William Henry Ireland, Vortigern: An historical tragedy, and Henry the Second, an historical drama, supposed to be written by the author of Vortigern (London, 1799)
Ireland began forging pseudo-Shakespearian texts and artifacts at an early age, but the public performance of “Shakespeare’s” Vortigern, an Historical Tragedy surely ranks among his most audacious achievements. Inspiration for the story of Vortigern, like Shakespeare’s authentic King Lear, derived from medieval chronicles adapted, copied, and reprinted over the centuries. By the time of Vortigern’s performance, it had already been denounced by some as a thinly veiled fake, sparking a brief pamphlet war between Ireland’s father, Samuel, a dedicated champion of his son’s version of Shakespeare, and the play’s detractors.
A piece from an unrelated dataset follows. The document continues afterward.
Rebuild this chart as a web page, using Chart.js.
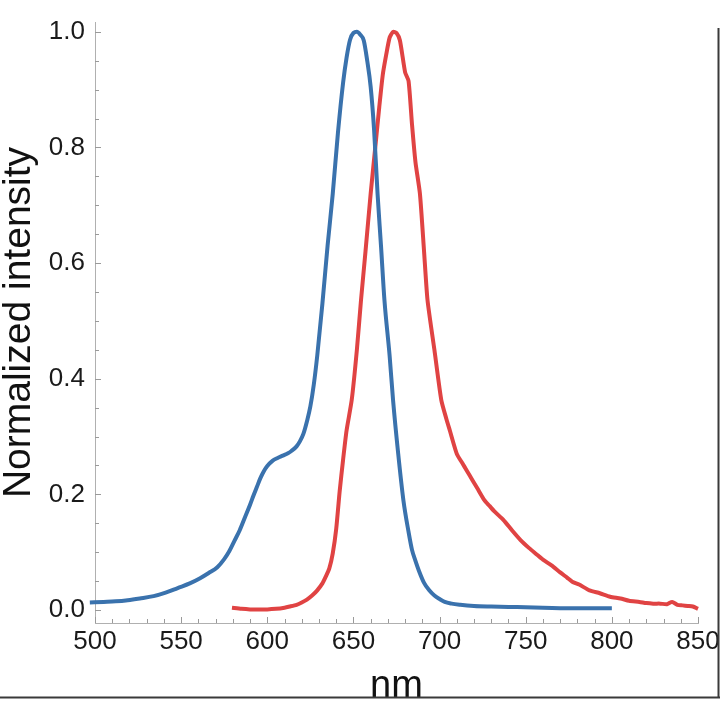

It was only because of Samuel’s objection that the opening date of the performance was moved, as recorded in this extremely rare theatrical broadside, from its debut on April Fool’s Day to April 2.
The very first and only performance of Vortigern was shouted down in the fifth act by a scandalized and skeptical audience. Ireland’s forged, pseudo-Shakespearean play would not receive a second performance for another two centuries, though it had remained unconfessed until 1805, when Ireland first published his Confessions.
This copy bears Ireland’s own autograph.